I'm reading that in Anglo-saxon England women could hold property, inherit, establish their own wills, and that landgrants were often to both the husband and wife. It says that after the conquest, women no longer had any of these rights.
This is a question that has become somewhat of a trope in early English history, as well as women's studies. Pauline Stafford in "Women and the Norman Conquest" points out that the history of this idea is itself an interesting historical question which points to the intentions of the various writers who proposed it. From Tacitus in 1st century Rome to John Mitchell Kemble in 19th century London, various writers have pushed the idea that the Germanic/Anglo-Saxon woman was better-off than women of other cultures.

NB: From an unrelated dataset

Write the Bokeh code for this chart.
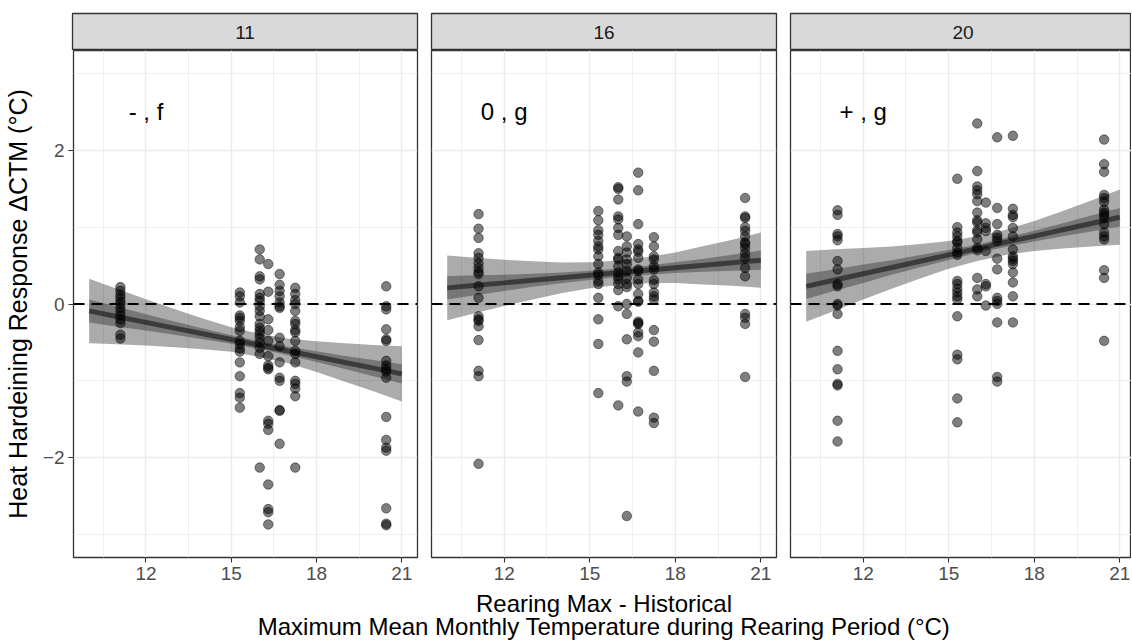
from bokeh.plotting import figure
from bokeh.models import Range1d, FixedTicker, Span, Label
from bokeh.layouts import column, row
from bokeh.embed import file_html
from bokeh.resources import INLINE

FONT = "Liberation Sans"

# ---------------- data ----------------
FACETS = ["11", "16", "20"]
ANNOTATIONS = ["- , f", "0 , g", "+ , g"]
X_LEVELS = [11.1, 15.3, 16.0, 16.3, 16.7, 17.25, 20.45]

P11_Y = [
    [0.22, 0.17, 0.12, 0.08, 0.03, 0.0, -0.05, -0.1, -0.15, -0.2, -0.25, -0.4, -0.45],
    [0.15, 0.1, 0.02, -0.15, -0.18, -0.22, -0.3, -0.35, -0.48, -0.52, -0.58, -0.62, -0.76, -0.94, -1.16, -1.22, -1.35],
    [0.71, 0.58, 0.36, 0.32, 0.13, 0.08, 0.04, -0.03, -0.09, -0.16, -0.26, -0.31, -0.35, -0.39, -0.44, -0.5, -0.57, -0.65, -2.13],
    [0.52, 0.16, -0.2, -0.34, -0.48, -0.68, -0.8, -0.83, -0.85, -1.52, -1.56, -1.64, -2.35, -2.67, -2.71, -2.87],
    [0.39, 0.25, 0.17, 0.1, 0.02, -0.03, -0.05, -0.44, -0.55, -0.76, -0.96, -1.0, -1.38, -1.39, -1.82],
    [0.21, 0.13, 0.05, 0.0, -0.09, -0.22, -0.26, -0.34, -0.37, -0.48, -0.61, -0.65, -0.76, -1.0, -1.04, -1.1, -1.2, -2.13],
    [0.23, -0.03, -0.07, -0.33, -0.46, -0.48, -0.74, -0.8, -0.85, -0.88, -0.96, -1.47, -1.77, -1.87, -1.91, -2.66, -2.86, -2.88],
]
P16_Y = [
    [1.17, 0.98, 0.86, 0.66, 0.6, 0.53, 0.47, 0.42, 0.39, 0.23, 0.08, -0.16, -0.2, -0.22, -0.29, -0.47, -0.87, -0.94, -2.08],
    [1.21, 1.09, 0.96, 0.9, 0.82, 0.75, 0.71, 0.62, 0.52, 0.41, 0.38, 0.3, 0.26, 0.08, -0.2, -0.52, -1.16],
    [1.52, 1.5, 1.36, 1.14, 1.1, 0.99, 0.9, 0.69, 0.6, 0.58, 0.49, 0.41, 0.36, 0.32, 0.26, 0.18, -0.03, -1.32],
    [0.88, 0.75, 0.67, 0.58, 0.52, 0.43, 0.34, 0.26, 0.22, 0.0, -0.13, -0.46, -0.94, -1.01, -2.76],
    [1.71, 1.48, 1.04, 0.78, 0.71, 0.68, 0.6, 0.45, 0.43, 0.32, 0.26, 0.13, 0.04, 0.03, -0.23, -0.25, -0.26, -0.37, -0.42, -0.63, -1.4],
    [0.87, 0.75, 0.62, 0.58, 0.49, 0.45, 0.31, 0.26, 0.15, 0.1, 0.06, -0.34, -0.49, -0.87, -1.48, -1.55],
    [1.38, 1.14, 1.12, 1.0, 0.95, 0.88, 0.8, 0.78, 0.73, 0.66, 0.6, 0.47, 0.36, -0.13, -0.18, -0.26, -0.95],
]
P20_Y = [
    [1.22, 1.16, 0.91, 0.88, 0.83, 0.56, 0.45, 0.26, 0.23, 0.0, -0.02, -0.13, -0.61, -0.85, -1.04, -1.06, -1.52, -1.79],
    [1.63, 1.0, 0.93, 0.88, 0.82, 0.8, 0.73, 0.67, 0.64, 0.3, 0.26, 0.2, 0.15, 0.1, 0.06, -0.16, -0.66, -0.72, -1.23, -1.54],
    [2.35, 1.73, 1.53, 1.48, 1.43, 1.34, 1.19, 1.09, 1.06, 0.96, 0.93, 0.84, 0.73, 0.7, 0.34, 0.19, 0.1],
    [1.32, 1.05, 0.99, 0.95, 0.69, 0.26, 0.23, -0.02],
    [2.17, 1.25, 1.04, 0.9, 0.86, 0.82, 0.59, 0.45, 0.08, 0.04, 0.0, -0.24, -0.95, -1.01],
    [2.19, 1.24, 1.16, 1.13, 0.99, 0.88, 0.71, 0.62, 0.59, 0.56, 0.52, 0.41, 0.28, 0.1, -0.24],
    [2.14, 1.82, 1.72, 1.42, 1.38, 1.33, 1.23, 1.19, 1.16, 1.12, 1.04, 0.93, 0.88, 0.84, 0.44, 0.34, -0.48],
]

FIT_X = [10, 11, 12, 13, 14, 15, 16, 17, 18, 19, 20, 21]
P11_FIT = [-0.09, -0.165, -0.239, -0.314, -0.388, -0.463, -0.537, -0.612, -0.686, -0.761, -0.835, -0.91]
P11_OUTER = [0.42, 0.36, 0.30, 0.25, 0.20, 0.16, 0.15, 0.16, 0.20, 0.25, 0.30, 0.36]
P11_INNER = [0.15, 0.13, 0.105, 0.085, 0.07, 0.055, 0.05, 0.055, 0.07, 0.085, 0.105, 0.125]
P16_FIT = [0.21, 0.243, 0.275, 0.308, 0.341, 0.374, 0.406, 0.439, 0.472, 0.504, 0.537, 0.57]
P16_OUTER = [0.42, 0.36, 0.30, 0.25, 0.20, 0.17, 0.16, 0.17, 0.20, 0.25, 0.30, 0.36]
P16_INNER = [0.15, 0.13, 0.105, 0.085, 0.07, 0.06, 0.055, 0.06, 0.07, 0.085, 0.105, 0.125]
P20_FIT = [0.23, 0.312, 0.394, 0.475, 0.557, 0.639, 0.721, 0.803, 0.884, 0.966, 1.048, 1.13]
P20_OUTER = [0.46, 0.40, 0.335, 0.275, 0.225, 0.18, 0.16, 0.165, 0.195, 0.245, 0.30, 0.36]
P20_INNER = [0.165, 0.14, 0.12, 0.095, 0.08, 0.065, 0.055, 0.06, 0.07, 0.085, 0.105, 0.12]

X_TICKS = [12, 15, 18, 21]
X_MINOR = [10.5, 13.5, 16.5, 19.5]
Y_TICKS = [-2, 0, 2]
Y_MINOR = [-3, -1, 1, 3]

Y_TITLE = "Heat Hardeining Response \u0394CTM (\u00b0C)"
X_TITLE_1 = "Rearing Max - Historical"
X_TITLE_2 = "Maximum Mean Monthly Temperature during Rearing Period (\u00b0C)"

PANELS = [
    (P11_Y, P11_FIT, P11_OUTER, P11_INNER),
    (P16_Y, P16_FIT, P16_OUTER, P16_INNER),
    (P20_Y, P20_FIT, P20_OUTER, P20_INNER),
]

# ---------------- layout geometry ----------------
FRAME_W = [345, 345, 341]
LEFT_B = [72, 7, 7]
RIGHT_B = [7, 7, 0]
X_START = 9.45
PX_PER_UNIT = 345 / 12.1
Y_RANGE = (-3.3, 3.3)

strips = []
panels = []
for i in range(3):
    ys, fit, outer, inner = PANELS[i]
    x_end = X_START + FRAME_W[i] / PX_PER_UNIT
    xr = Range1d(X_START, x_end)
    width = LEFT_B[i] + FRAME_W[i] + RIGHT_B[i]

    # ---- strip ----
    s = figure(width=width, height=50, x_range=xr, y_range=Range1d(0, 1),
               x_axis_location=None, y_axis_location=None,
               toolbar_location=None, output_backend="svg",
               min_border_left=LEFT_B[i], min_border_right=RIGHT_B[i],
               min_border_top=13, min_border_bottom=0)
    s.grid.visible = False
    s.background_fill_color = "#d9d9d9"
    s.border_fill_color = "white"
    s.outline_line_color = "#333333"
    s.outline_line_width = 1.3
    s.add_layout(Label(x=(X_START + 21.55) / 2, y=0.5, text=FACETS[i],
                       text_align="center", text_baseline="middle",
                       text_font=FONT, text_font_size="19px", text_color="#1a1a1a"))
    strips.append(s)

    # ---- panel ----
    p = figure(width=width, height=538, x_range=xr, y_range=Range1d(*Y_RANGE),
               y_axis_location="left" if i == 0 else None,
               toolbar_location=None, output_backend="svg",
               min_border_left=LEFT_B[i], min_border_right=RIGHT_B[i],
               min_border_top=0, min_border_bottom=31)
    p.background_fill_color = "white"
    p.border_fill_color = "white"
    p.outline_line_color = "#333333"
    p.outline_line_width = 1.3

    p.xaxis.ticker = FixedTicker(ticks=X_TICKS, minor_ticks=X_MINOR)
    p.xgrid.ticker = FixedTicker(ticks=X_TICKS, minor_ticks=X_MINOR)
    p.ygrid.ticker = FixedTicker(ticks=Y_TICKS, minor_ticks=Y_MINOR)
    for g in (p.xgrid, p.ygrid):
        g.grid_line_color = "#ebebeb"
        g.grid_line_width = 1.4
        g.minor_grid_line_color = "#ebebeb"
        g.minor_grid_line_width = 0.8

    axes = list(p.xaxis) + (list(p.yaxis) if i == 0 else [])
    for ax in axes:
        ax.axis_line_color = None
        ax.major_tick_line_color = "#333333"
        ax.major_tick_line_width = 1.1
        ax.major_tick_out = 5
        ax.major_tick_in = 0
        ax.minor_tick_line_color = None
        ax.major_label_text_font = FONT
        ax.major_label_text_font_size = "19px"
        ax.major_label_text_color = "#4d4d4d"
        ax.major_label_standoff = 4
    if i == 0:
        p.yaxis.ticker = FixedTicker(ticks=Y_TICKS, minor_ticks=Y_MINOR)
        p.yaxis.axis_label = Y_TITLE
        p.yaxis.axis_label_text_font = FONT
        p.yaxis.axis_label_text_font_size = "25px"
        p.yaxis.axis_label_text_font_style = "normal"
        p.yaxis.axis_label_text_color = "black"
        p.yaxis.axis_label_standoff = 8

    xs, yv = [], []
    for lvl, col in zip(X_LEVELS, ys):
        for v in col:
            xs.append(lvl)
            yv.append(v)
    p.scatter(xs, yv, size=9.5, fill_color="black", fill_alpha=0.5,
              line_color="black", line_alpha=0.45, line_width=1)

    p.varea(x=FIT_X, y1=[f - o for f, o in zip(fit, outer)],
            y2=[f + o for f, o in zip(fit, outer)],
            fill_color="black", fill_alpha=0.33)
    p.varea(x=FIT_X, y1=[f - o for f, o in zip(fit, inner)],
            y2=[f + o for f, o in zip(fit, inner)],
            fill_color="black", fill_alpha=0.3)
    p.line(FIT_X, fit, line_color="black", line_alpha=0.5, line_width=5)

    p.add_layout(Span(location=0, dimension="width", line_color="black",
                      line_dash="11 7", line_width=2))
    p.add_layout(Label(x=12, y=2.5, text=ANNOTATIONS[i], text_align="center",
                       text_baseline="middle", text_font=FONT,
                       text_font_size="24px", text_color="black"))
    panels.append(p)

# ---- shared x title ----
total_w = sum(LEFT_B) + sum(FRAME_W) + sum(RIGHT_B)
t = figure(width=total_w, height=52,
           x_range=Range1d(0, total_w), y_range=Range1d(640, 588),
           x_axis_location=None, y_axis_location=None,
           toolbar_location=None, output_backend="svg",
           min_border_left=0, min_border_right=0, min_border_top=0, min_border_bottom=0)
t.grid.visible = False
t.outline_line_color = None
t.background_fill_color = "white"
t.border_fill_color = "white"
center_x = 603.5
t.add_layout(Label(x=center_x, y=589, text=X_TITLE_1, text_align="center",
                   text_baseline="top", text_font=FONT,
                   text_font_size="24px", text_color="black"))
t.add_layout(Label(x=center_x, y=639, text=X_TITLE_2, text_align="center",
                   text_baseline="bottom", text_font=FONT,
                   text_font_size="24px", text_color="black"))

layout = column(row(*strips), row(*panels), t)
open("out.html", "w").write(file_html(layout, INLINE))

Unfortunately, they all had rather interesting reasons for propounding this view:
"Tacitus' Germanic women, for example, were a foil to the decadence of contemporary Rome, which he, like many of his contemporaries, blamed on women. Society for him is healthy when women are chaste, mothers and controlled by their husbands, not when they visit the theatre and the baths, exchange love letters with their lovers and fail to breastfeed. Tacitus constructs a Germanic woman with which to beat the Romans of his own day"
[...]
"Kemble, using Anglo-Saxon women against the feminists of his own day, was happy to echo the ancient Roman. He placed Anglo-Saxon women and their high status firmly within the home, that sacred place where women were 'near akin to divinity'. But there they should stay.[...] Early English women happily accepted men's representation of them in public life, content to be beings of a higher nature. They did not clamour and rave for the rights of women. Kemble's Teutonic women are a mid-nineteenth-century conservative male pipe dream."

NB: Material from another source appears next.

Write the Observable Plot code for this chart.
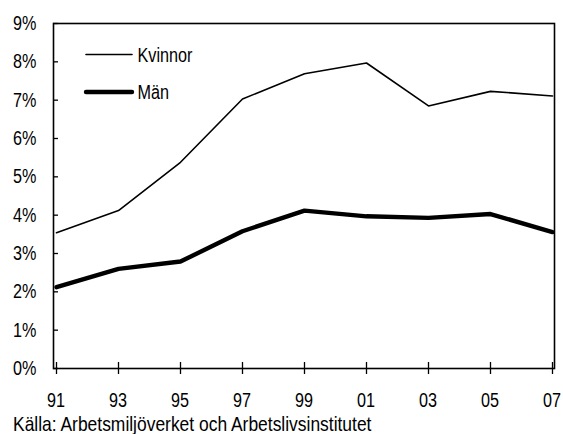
<!DOCTYPE html>
<html><head><meta charset="utf-8">
<script src="https://cdn.jsdelivr.net/npm/d3@7"></script>
<script src="https://cdn.jsdelivr.net/npm/@observablehq/plot@0.6"></script>
<style>
body{margin:0;background:#fff;}
#wrap{position:relative;width:563px;height:434px;overflow:hidden;font-family:"Liberation Sans",Arial,sans-serif;color:#000;}
#chart{position:absolute;left:0;top:0;}
#legend{position:absolute;left:0;top:0;}
#caption{position:absolute;left:12.5px;top:411.5px;font-size:21px;line-height:24px;white-space:nowrap;transform:scaleX(0.83);transform-origin:0 0;}
</style>
</head><body>
<div id="wrap"><div id="chart"></div><div id="legend"></div><div id="caption"></div></div>
<script>
const years = ["91","93","95","97","99","01","03","05","07"];
const seriesNames = ["Kvinnor","Män"];
const kvinnor = [3.54,4.12,5.38,7.03,7.69,7.97,6.85,7.23,7.11];
const man = [2.12,2.60,2.79,3.58,4.12,3.97,3.93,4.03,3.56];
const yTicks = [0,1,2,3,4,5,6,7,8,9];
const captionText = "Källa: Arbetsmiljöverket och Arbetslivsinstitutet";

const widths = {"Kvinnor":1.6,"Män":4.4};
const data = [];
years.forEach((y,i)=>{
  data.push({year:y, value:kvinnor[i], series:"Kvinnor"});
  data.push({year:y, value:man[i], series:"Män"});
});
const font = '"Liberation Sans",Arial,sans-serif';
const SX = 0.81;

const chart = Plot.plot({
  width:563, height:412,
  marginLeft:53, marginRight:9, marginTop:23, marginBottom:44,
  style:{fontFamily:font, fontSize:"20px", color:"#000", background:"#fff", overflow:"visible"},
  x:{type:"point", domain:years, padding:0, label:null, axis:null},
  y:{domain:[0,9], label:null, axis:null},
  marks:[
    Plot.axisY({ticks:yTicks, tickSize:5, dx:5, tickFormat:()=>"", strokeWidth:1.3, label:null}),
    Plot.axisX({tickSize:12, dy:-6, tickFormat:()=>"", strokeWidth:1.3, label:null}),
    Plot.text(yTicks, {y:d=>d, frameAnchor:"left", textAnchor:"end", dx:-17, text:d=>d+"%", fontSize:20, fill:"#000"}),
    ...seriesNames.map(s => Plot.line(data.filter(d=>d.series===s), {x:"year", y:"value", stroke:"#000", strokeWidth:widths[s], strokeLinejoin:"miter"})),
    Plot.frame({stroke:"#000", strokeWidth:1.6})
  ]
});
chart.querySelectorAll("text").forEach(t=>{
  const x = +(t.getAttribute("x")||0);
  const tr = t.getAttribute("transform")||"";
  t.setAttribute("transform", `${tr} translate(${x},0) scale(${SX},1) translate(${-x},0)`);
});
// x tick labels placed with the chart's own scales
const xs = chart.scale("x"), ys = chart.scale("y");
const gx = d3.select(chart).append("g")
  .attr("font-family", font).attr("font-size", 20).attr("fill", "#000").attr("text-anchor", "middle");
const baseY = ys.apply(0) + 38.7;
years.forEach(yr => {
  gx.append("text").attr("transform", `translate(${xs.apply(yr)},${baseY}) scale(${SX},1)`).text(yr);
});
document.getElementById("chart").appendChild(chart);

// legend
const lg = d3.select("#legend").append("svg").attr("width",260).attr("height",120)
  .style("font-family",font).style("font-size","20px");
seriesNames.forEach((s,i)=>{
  const yy = 54.5 + i*37.5;
  lg.append("line").attr("x1",86).attr("x2",132).attr("y1",yy).attr("y2",yy)
    .attr("stroke","#000").attr("stroke-width",widths[s]).attr("stroke-linecap","round");
  lg.append("text").attr("transform",`translate(137.5,${yy}) scale(${SX},1)`).attr("dy","0.36em").text(s);
});
document.getElementById("caption").textContent = captionText;
</script>
</body></html>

Stafford does a pretty good job dismantling the view that the Norman Conquest ended a sort-of Golden Age for women in England. She points out that, while many have claimed that Anglo-Saxon women were, ostensibly, given greater legal rights with regards to holding, inheriting and divesting property, pre-Conquest women only held about 5% of the land, and most of that was held by only 8 women who were from particularly powerful noble families or the Royal Family itself. Her handling of the morning gift/dowry idea - that Anglo-Saxon women had control over land that they brought into the marriage, while Norman women did not - is also excellent. She shows that, not only did dowry exist in pre-Conquest England but that examples exist of post-Conquest women controlling both dower and dowry.
In the end, she concludes, "there are many [serious arguments] for abandoning the idea of 1066 as a turning point of great significance in the history of English women, and for jettisoning the Anglo-Saxon Golden Age. Both ideas are more a product of the political concerns of past historians than of the experience of the eleventh century"
In the area of monastic government women had some more rights than they did after the Norman Invasion. Anglo-Saxon Britain is one of the few places in which it wasn't terribly unusual for women to rule over religious communities (in the style of Frankish double houses) of men and women. Hilda of Whitby is the classic example. She even presided over the Synod of Whitby which brought Celtic and Anglo-Saxon Christianity closer in line with Mediterranean Christianity. Indeed thanks to Celtic influence, in at least Northumbria leaders of religious communities had more political sway than bishops in some cases.
However, the Normal Conquest was not the reason for this practice coming to an end. During the sweeping monastic reforms of the 6th and 7th centuries, the Benedictine rule gradually came to replace Celtic, Frankish, and local rules throughout all of Europe, including Britain. And under Benedictine rule, the structure of the double house was not permitted. By the time the Normans came on to the scene, women presiding over religious communities of men and women were relics of a bygone age.